A prova da existência de Deus em Santo Agostinho está ligada à teoria da Iluminação. De fato, para Santo Agostinho, vivemos em Deus e Nele conhecemos as verdades eternas. Portanto, o Deus de Santo Agostinho é simultaneamente imanente e transcendente ao mundo:

  • Imanente: porque Nele vivemos.
  • Transcendente: ao mundo, para salvaguardar o dogma cristão.

Para Santo Agostinho, em Deus residem as formas, ideias ou razões eternas (semelhantes às Ideias platônicas), que servem como modelos para a obra criadora divina. Podemos compreender essas ideias ou razões através da iluminação divina, pois, como mencionado, Deus é imanente.

O Problema da Relação entre Fé e Razão

A frase de Santo Anselmo de Cantuária, credo ut intelligam (creio para entender), resume a posição clássica da primeira Escolástica sobre o problema da relação entre fé e razão. Esta formulação, que confere clara primazia à fé sobre a razão, é matizada por outras abordagens onde o conhecimento surge como preparação ou busca pela fé. Santo Agostinho, inicialmente, inclinou-se para essa posição, mas, por fim, defendeu a complementaridade na relação entre fé e razão. Essa complementaridade ou cooperação é definida pela expressão dupla: intellego ut credas (compreendo para crer) e credo ut intelligas (creio para compreender):

  • A razão ajuda a fé a formular suas doutrinas de modo racional e a torná-las credíveis para adeptos de outras crenças.
  • Por sua vez, a fé auxilia a razão ao promover uma transformação moral no homem. Ou seja, à luz da fé, o mundo parece diferente, nossas perguntas mudam e nossas respostas se tornam distintas.
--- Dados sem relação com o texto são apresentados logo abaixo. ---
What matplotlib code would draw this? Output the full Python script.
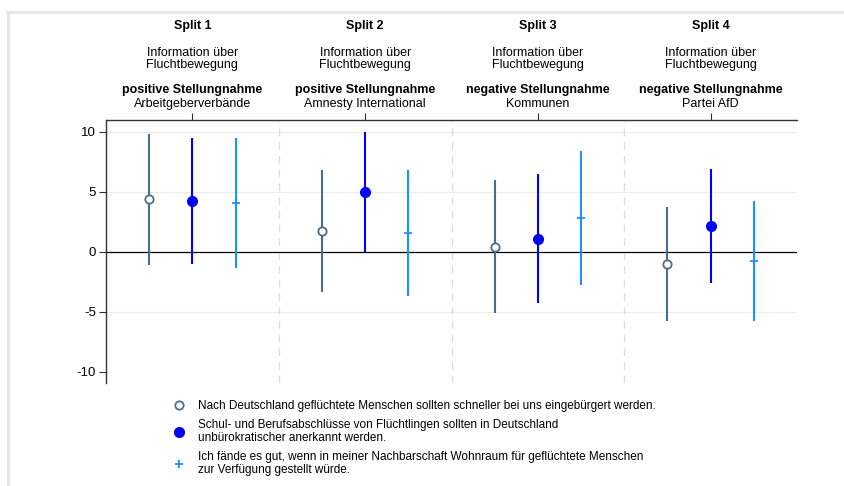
import numpy as np
import matplotlib
matplotlib.use('Agg')
import matplotlib.pyplot as plt
import matplotlib.transforms as mtrans
from matplotlib.lines import Line2D

plt.rcParams['font.family'] = ['Liberation Sans', 'DejaVu Sans']
plt.rcParams['axes.unicode_minus'] = False

# header texts
splits = ['Split 1', 'Split 2', 'Split 3', 'Split 4']
info = ['Information über', 'Fluchtbewegung']
stance = ['positive Stellungnahme', 'positive Stellungnahme',
          'negative Stellungnahme', 'negative Stellungnahme']
actors = ['Arbeitgeberverbände', 'Amnesty International', 'Kommunen', 'Partei AfD']

# legend labels
items = ['Nach Deutschland geflüchtete Menschen sollten schneller bei uns eingebürgert werden.',
         'Schul- und Berufsabschlüsse von Flüchtlingen sollten in Deutschland\nunbürokratischer anerkannt werden.',
         'Ich fände es gut, wenn in meiner Nachbarschaft Wohnraum für geflüchtete Menschen\nzur Verfügung gestellt würde.']

# estimates and confidence bounds (per split)
est_a = [4.39, 1.78, 0.44, -1.00]
lo_a = [-1.08, -3.33, -5.11, -5.78]
hi_a = [9.83, 6.83, 6.00, 3.78]

est_b = [4.28, 5.03, 1.11, 2.14]
lo_b = [-0.97, 0.03, -4.28, -2.61]
hi_b = [9.53, 10.00, 6.50, 6.89]

est_c = [4.11, 1.58, 2.83, -0.75]
lo_c = [-1.36, -3.64, -2.78, -5.72]
hi_c = [9.53, 6.83, 8.44, 4.25]

yticks = [10, 5, 0, -5, -10]
ylabels = ['10', '5', '0', '-5', '-10']

col_a = '#4c6d88'
col_b = '#0000ff'
col_c = '#1e90ff'

W, H = 844, 486
fig = plt.figure(figsize=(W / 100, H / 100), dpi=100)
ax = fig.add_axes([106 / W, 1 - 383 / H, (797 - 106) / W, (383 - 120) / H])

groups = np.arange(1, 5)
off = 0.25

# grid
for y in [10, 5, -5]:
    ax.axhline(y, color='#ececec', lw=0.8, zorder=0)
for xv in [1.5, 2.5, 3.5]:
    ax.axvline(xv, color='#dcdcdc', lw=0.9, ls=(0, (6, 5)), zorder=0)
ax.axhline(0, color='black', lw=0.9, zorder=1)

def draw(xs, est, lo, hi, col, **mk):
    ax.vlines(xs, lo, hi, color=col, lw=1.5, zorder=2)
    ax.plot(xs, est, ls='none', zorder=3, **mk)

draw(groups - off, est_a, lo_a, hi_a, col_a, marker='o', ms=6, mfc='white', mec=col_a, mew=1.3)
draw(groups, est_b, lo_b, hi_b, col_b, marker='o', ms=7, mfc=col_b, mec=col_b)
draw(groups + off, est_c, lo_c, hi_c, col_c, marker='+', ms=6, mec=col_c, mew=1.3)

ax.set_xlim(0.5, 4.5)
ax.set_ylim(-10.92, 11.0)
ax.set_yticks(yticks)
ax.set_yticklabels(ylabels)
ax.xaxis.tick_top()
ax.set_xticks(groups)
ax.set_xticklabels([])
ax.tick_params(axis='x', direction='out', length=5, width=0.8, color='#333333')
ax.tick_params(axis='y', direction='out', length=4.7, width=0.8, color='#333333',
               labelsize=9.5, pad=2.4)
for s in ['right', 'bottom']:
    ax.spines[s].set_visible(False)
for s in ['left', 'top']:
    ax.spines[s].set_color('#333333')
    ax.spines[s].set_linewidth(1.0)

# header
tr = mtrans.blended_transform_factory(ax.transData, fig.transFigure)
for i, g in enumerate(groups):
    ax.text(g, 1 - 26 / H, splits[i], transform=tr, ha='center', va='center',
            fontsize=9, fontweight='bold')
    ax.text(g, 1 - 52.5 / H, info[0], transform=tr, ha='center', va='center', fontsize=9)
    ax.text(g, 1 - 65 / H, info[1], transform=tr, ha='center', va='center', fontsize=9)
    ax.text(g, 1 - 90.5 / H, stance[i], transform=tr, ha='center', va='center',
            fontsize=9, fontweight='bold')
    ax.text(g, 1 - 103.5 / H, actors[i], transform=tr, ha='center', va='center', fontsize=9)

# legend
handles = [Line2D([], [], ls='none', marker='o', ms=6, mfc='white', mec=col_a, mew=1.3),
           Line2D([], [], ls='none', marker='o', ms=7, mfc=col_b, mec=col_b),
           Line2D([], [], ls='none', marker='+', ms=6, mec=col_c, mew=1.3)]
leg = fig.legend(handles, items, loc='upper left', bbox_to_anchor=(173 / W, 1 - 400 / H),
                 frameon=False, fontsize=8.5, handlelength=1.05, handletextpad=1.1,
                 labelspacing=0.6, borderpad=0, borderaxespad=0)
for t in leg.get_texts():
    t.set_linespacing(1.1)

# outer frame
fig.add_artist(Line2D([7 / W, 1], [1 - 12 / H] * 2, transform=fig.transFigure,
                      color='#e6e6e6', lw=2))
fig.add_artist(Line2D([8 / W] * 2, [1 - 12 / H, 0], transform=fig.transFigure,
                      color='#e6e6e6', lw=2))

fig.savefig('out.png', dpi=100)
Essa complementaridade entre fé e razão já estava sugerida no pensamento de Platão: à luz da Ideia do Bem, a razão pode ser transformada e alcançar um conhecimento para o qual, sozinha, não era suficiente.

Antropologia Agostiniana

Para Santo Agostinho, Deus é o fim último do homem; o ser humano tende para Ele (assim como para o Bem platônico, o fim de toda a realidade). Daí a inquietude radical que caracteriza o ser humano: nada nos satisfaz plenamente, estamos sempre buscando, em movimento, porque nosso destino último é a união com Deus.

Esta seria uma segunda via para provar a existência de Deus. O homem não se satisfaz com as coisas deste mundo porque intui e tende para uma realidade mais perfeita, que não pode ser meramente experimentada pelos sentidos. Portanto, Deus existe, e temos um conhecimento prévio de Sua existência.

Esta prova assemelha-se à teoria platônica da reminiscência (conhecer é recordar). Contudo, Santo Agostinho rejeita a teoria da reminiscência de Platão, pois ela contraria a crença cristã numa única vida para a alma (o Cristianismo nega a reencarnação ou a transmigração das almas).

Cosmologia Agostiniana

Segundo Santo Agostinho, Deus é a causa do mundo e o cria a partir do nada (ex nihilo). Contudo, não podemos considerar Santo Agostinho um fixista no sentido moderno. Ele sustentava que Deus não criou todas as coisas de forma definitiva e estática desde o início. Deus teria criado, inicialmente, as razões seminais (rationes seminales), como sementes de vida, que se desenvolveriam ao longo do tempo, resultando nos diferentes seres que conhecemos hoje. Isso sugere uma forma de desenvolvimento ou evolução imanente à criação.